22 julio, 2008

Bahía

Salvador, en Bahía, es una ciudad desmesurada y mágica. Es árbol de raíces africanas anclado en el litoral brasileño, y sus frutos, híbridos, son únicos y exquisitos. La costa, indomable, se alarga a tirones, interminable, hasta agotar la vista. El mar esconde, insondable, el misterio de Yemanjá, diosa que premia o castiga sin dobleces.

Aquí coexisten decenas de iglesias católicas (todas coloniales y bellas, algunas con interiores de oro puro) con las también decenas de congregaciones del candomblé. Orixás y santos se transmutan, y en este sincretismo tan curioso ya San Antonio no se molesta porque le llamen Oxum, ni a Yansá le importa que le digan Santa Bárbara; Janaína y Santa Lucía se prestan vestidos y alhajas; y Oxossi se va de juerga con San Francisco.

La abigarrada zona colonial, Pelourinho, es preciosa. Sube y sube desde la costa, quebrada y retorcida, con estrechos callejones de piedra y angostas casas de colores vistosos, con balcones, mientras que en el aire se esparcen las fragancias de frutas y viandas. Pululan las mulatas, rítmicas y sensuales, hermosísimas. Y saltan en cualquier sitio los retumbos de tambores, invitando a danzar batucadas, así como el gemir agudo y juguetón del berimbau, acompañado por los estilistas de la capoeira, esa mezcla de pelea ritualizada y ballet callejero. Es quizás la ciudad más viva del planeta, porque la gente sabe disfrutar de la vida cada día.

Testigo de ocasión de estos deleites que embriagan mis sentidos, llego a esta costa tras veinte años de soñarla, desde que en Pittsburgh conocí a Sérgio Mattos, poeta y periodista, y amé a una mujer que se fugó hacia estos lares.

Durante tan larga espera, me conformé con palparla valiéndome de otros. De Dorival Caymmi, con sus apacibles tonadas melancólicas sobre pescadores que nunca regresaron. De Joao Gilberto, sencillo, mirando un barquito que se desliza lento por un mar de aguas relucientes. De Toquinho y Vinicius, susurrando cadenciosos, en grata confidencia, la palpitación de una tarde de sol en la playa de Itapoá. De Caetano Veloso, secando con el bálsamo de su sedosa voz los ojos de agua y el corazón de aquella morena doliente de ausencias. Del magnánimo Jorge Amado, genuino narrador de su gente y su ciudad, capaz de cualquier cosa con su prosa pícara, apasionada y extasiante.

Hoy, cuando con Sérgio levanto la copa por la invicta amistad y por este reencuentro, evoco las infalibles advertencias que Amado, oficiando de orixá mayor, nos hace a los viajeros: "¡Ah!
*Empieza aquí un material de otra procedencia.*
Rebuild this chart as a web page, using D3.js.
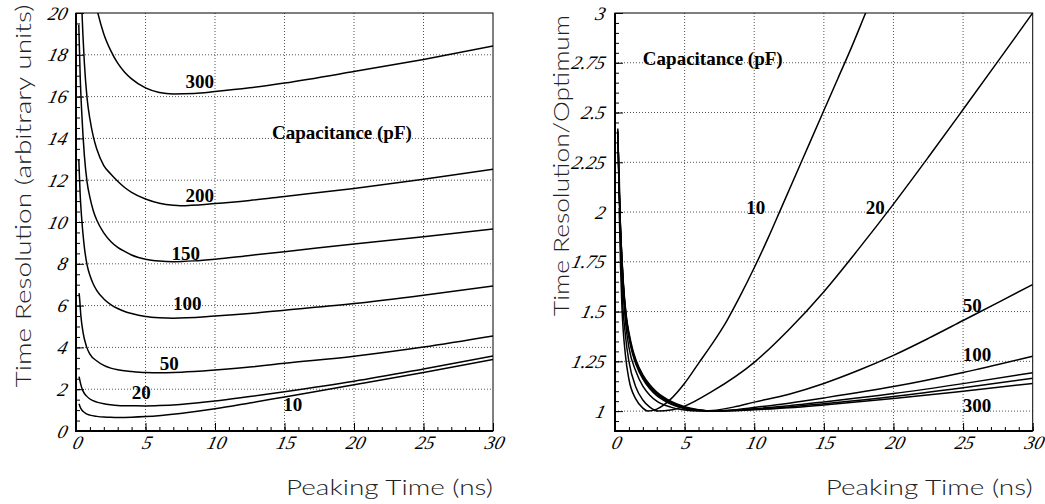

Si amas a tu ciudad, sea esta Río, París, Londres o Leningrado, la Venecia con sus canales o Praga con sus viejas torres, Pekín o Viena, no debes pasar por esta ciudad de Bahía, porque un nuevo amor henchirá tu corazón. Espléndida ciudad, novia del mar, señora del misterio y la belleza. En ese mar habita Yemanjá, la de los cinco nombres, y el misterioso llamado de los tambores resuena en la noche de las casonas bajo la luna, de las iglesias de oro, de las laderas grávidas de pasado. El misterio y la belleza de la ciudad te envolverán, y entregarás tu corazón para siempre. Jamás podrás olvidar a Bahía, el aceite de su densa belleza te bañó, su mágica realidad te perturbó para siempre".